Много дней парни "химичили" над этой удивительной, самодвижущейся жидкостью. Кто-то пишет, что остановились на "смеси алюминиевых опилок с соляной кислотой". Я когда-то видел по ТВ сюжет, посвящённый этому "киношному священнодействию", но точный состав, как и сакральную "слезу комсомолки", увы, запамятовал. В итоге, снятый блестящим оператором Юсовым в тазу, своеобразно мыслящий океан, полностью удовлетворил Андрея Арсеньевича. Да и на экране, особенно для 1972 года, это зрелище просто не могло не завораживать, сидящего в тёмном зале, удивлённого зрителя.
Более простая с виду задача стояла пред создателями легендарной комедии "Джентльмены удачи". Просто надо было ненадолго погрузить артистов в жидкий цемент и быстренько снять это на камеру. Но всё оказалось не так то и просто. Долго думали-гадали, чем же таким интересным заполнить цистерну, чтобы и масса славно напоминала этот серый строительный материал, и чтобы сидящим в ней по самую шею актёрам, всё же было более-менее терпимо "бултыхаться" в искомой среде. В конце концов, кто-то додумался до того, чтобы позаимствовать на ближайшем хлебозаводе "хлебную закваску". Правда, для придания этой субстанции большей похожести на цемент, в цистерну добавили ещё и пару декалитров "луковой эссенции". В итоге, съёмки прошли удачно, если не считать того, что страдающий жуткой клаустрофобией Савелий Крамаров так и не смог заставить себя стать "советским Диогеном". Пришлось Данелии изворачиваться, дабы наблюдательный зритель не заметил отсутствия в кадре своего любимого артиста. Хотя на фото, вроде как, Савелий и присутствует.
Но самая сложная задача предстояла отчаянному режиссёру Александру Митте. Мало того, что ему пришлось "сражаться" с, так и оставшемуся в "спасительных" джинсах, главным героем, так и само понятие "фильм-катастрофа" обещало в дальнейшем немало "приключений". Самыми сложными стали съёмки, отнюдь, не "разрывающегося пополам" самолёта, а кадры с живыми людьми, спасающимися от селя пополам с огненной стихией.

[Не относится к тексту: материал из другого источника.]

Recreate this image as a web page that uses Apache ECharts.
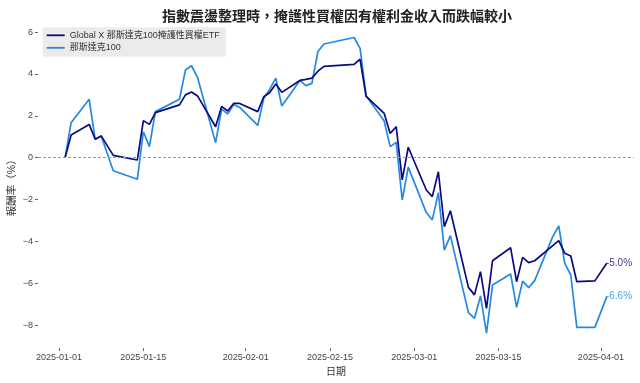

При желании в этом "жарком" эпизоде можно было бы легко отправить на больничную койку добрую половину из призванных каскадёров. Поэтому то и задача перед художником-постановщиком Анатолием Кузнецовым, а так же директором картины Борисом Криштулом, стала далеко не простой. Но работавший ещё на "Красной палатке" с самим Калатозовым мудрый Борис Иосифович, не привык пасовать перед трудностями. Даже когда внезапно сгорел единственный списанный Ту-154, и крайне впечатлительный Митта надолго впал в производственный ступор, директор картины сумел всё "разрулить".
Итак, на бегущих по склону товарищей обрушивается "селевой поток". И если с горящими нефтепродуктами вопрос удалось закрыть довольно легко, то придумать, из чего бы сотворить эту тёмную, определённо безопасную массу, додумались далеко не сразу. Опять "кто-то" подсказал, что можно договориться с "комбикормовым предприятием" и закупить у них несколько тонн этого "фуража". И по рассказам всё того же Криштула "разведённый с водой" комбикорм был практически не отличим от природного селевого потока.
Когда смотришь на современные ремейки "Соляриса" от Джорджа Клуни или беспечную беготню из одного самолёта в другой, поразившую даже отчаянных скептиков в новом "Экипаже", то понимаешь, как же в те бескомпьютерные годы было трудно этим талантливым художникам-постановщикам советских картин. И всё одно, их старания окупились полностью, потому что никакая изощрённая графика не заменит настоящее, живое искусство, воплощённое такими выдумщиками, какие существовали на наших киностудиях в 60-х, 70-х годах!